Charlie Grey & Joseph Peach
Charlie Grey and Joseph Peach make music on fiddle and piano.
They are Scottish folk musicians, interested in making music filled with spontaneity, sensitivity and freedom.
Inspiration comes from the past and their surroundings, feeding music that’s rooted in tradition, whilst stretching it’s possibilities through improvisation and imagination.
October 1st 2021 sees the release of the duo’s fourth album, titled Spiorachas - A High Place. Stripped back to fiddle and piano, the duo have in a sense returned to their roots, with a series of meditative improvisations on Gaelic melodies drawn from a deep well of tradition. Filled with their characteristic sensitivity and feeling, this is the duo’s best work yet.
Together, they have been described by critics as displaying ‘enthralling prowess and attunement’ (The Scotsman).
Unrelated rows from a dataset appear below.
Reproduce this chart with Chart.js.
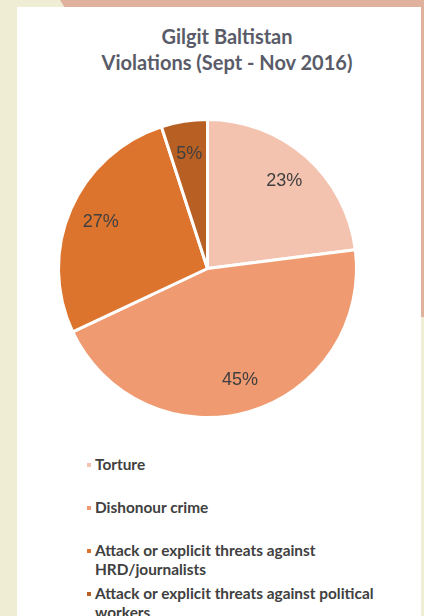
<!DOCTYPE html>
<html>
<head>
<meta charset="utf-8">
<script src="https://cdn.jsdelivr.net/npm/chart.js@4"></script>
<style>
  html, body { margin: 0; padding: 0; }
  body { width: 424px; height: 616px; background: #efeed5; position: relative; overflow: hidden; }
  #band-top { position: absolute; left: 60px; top: 0; width: 364px; height: 8px; background: #e0b29e;
              clip-path: polygon(0 0, 100% 0, 100% 100%, 5px 100%); }
  #band-right { position: absolute; left: 421px; top: 0; width: 3px; height: 317px; background: #e0b29e; }
  #card { position: absolute; left: 17px; top: 7px; width: 404px; height: 609px; background: #fff; }
  #title { position: absolute; left: 16px; top: 23px; width: 422px; text-align: center;
           font-family: Lato, sans-serif; font-weight: bold; font-size: 20px; line-height: 26px; color: #595b68; }
  #pie-wrap { position: absolute; left: 47px; top: 108px; width: 321px; height: 321px; }
  #legend { position: absolute; left: 0; top: 0; }
  .item { position: absolute; left: 95px; width: 310px; font-family: Lato, sans-serif; font-weight: bold;
          font-size: 15.4px; line-height: 19px; color: #404040; }
  .item i { position: absolute; left: -8px; top: 8px; width: 4px; height: 4px; }
</style>
</head>
<body>
<div id="band-top"></div>
<div id="band-right"></div>
<div id="card"></div>
<div id="title">Gilgit Baltistan<br>Violations (Sept - Nov 2016)</div>
<div id="pie-wrap"><canvas id="pie"></canvas></div>
<div id="legend"></div>
<script>
const labels = ['Torture', 'Dishonour crime', 'Attack or explicit threats against HRD/journalists', 'Attack or explicit threats against political workers'];
const shares = [23, 45, 27, 5];
const colors = ['#f4c3b0', '#ef9a70', '#dd742d', '#b85f23'];

const pctLabels = {
    id: 'pctLabels',
    afterDatasetsDraw(chart) {
        const c = chart.ctx;
        const arcs = chart.getDatasetMeta(0).data;
        c.save();
        c.font = '18px "Liberation Sans", Arial, sans-serif';
        c.fillStyle = '#404040';
        c.textAlign = 'center';
        c.textBaseline = 'middle';
        arcs.forEach((arc, i) => {
            const p = arc.getProps(['x', 'y', 'startAngle', 'endAngle', 'outerRadius']);
            const mid = (p.startAngle + p.endAngle) / 2;
            const r = p.outerRadius * 0.78;
            c.fillText(shares[i] + '%', p.x + Math.cos(mid) * r, p.y + Math.sin(mid) * r);
        });
        c.restore();
    }
};

new Chart(document.getElementById('pie'), {
    type: 'pie',
    data: {
        labels: labels,
        datasets: [{
            data: shares,
            backgroundColor: colors,
            borderColor: '#ffffff',
            borderWidth: 3
        }]
    },
    options: {
        responsive: true,
        maintainAspectRatio: false,
        animation: false,
        layout: { padding: 10 },
        plugins: {
            legend: { display: false },
            tooltip: { enabled: false }
        }
    },
    plugins: [pctLabels]
});

// legend, one item every 43px like the slide
const legend = document.getElementById('legend');
labels.forEach((name, i) => {
    const d = document.createElement('div');
    d.className = 'item';
    d.style.top = (455 + i * 43) + 'px';
    d.innerHTML = '<i style="background:' + colors[i] + '"></i>';
    d.appendChild(document.createTextNode(name));
    legend.appendChild(d);
});
</script>
</body>
</html>
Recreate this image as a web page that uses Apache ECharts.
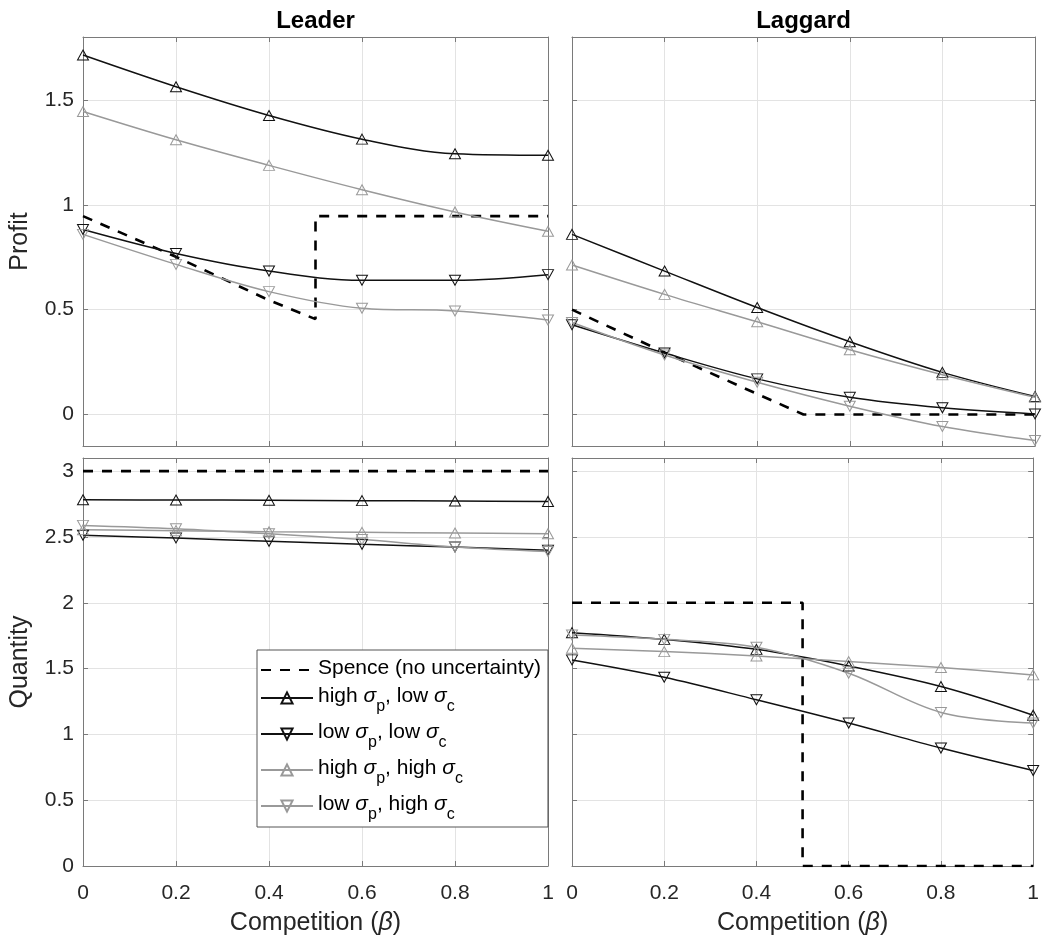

Their journey began in 2016, with their debut release Waves Rise From Quiet Water, which was shortlisted for FATEA Magazine’s Instrumental Album of the Year. The following year, the duo reached the final of BBC Radio 2’s Young Folk Award.
Their next release Air Iomall came in 2019 - a film and suite of new music, written on a voyage aboard the tall ship Wylde Swan to some now uninhabited islands deep in the North Atlantic, some of Scotland’s most remote, and remarkable places. The album was met with warm critical and public acclaim, described as “Excellent” by the The Sunday Times and receiving ★★★★ reviews from Songlines and RnR magazines.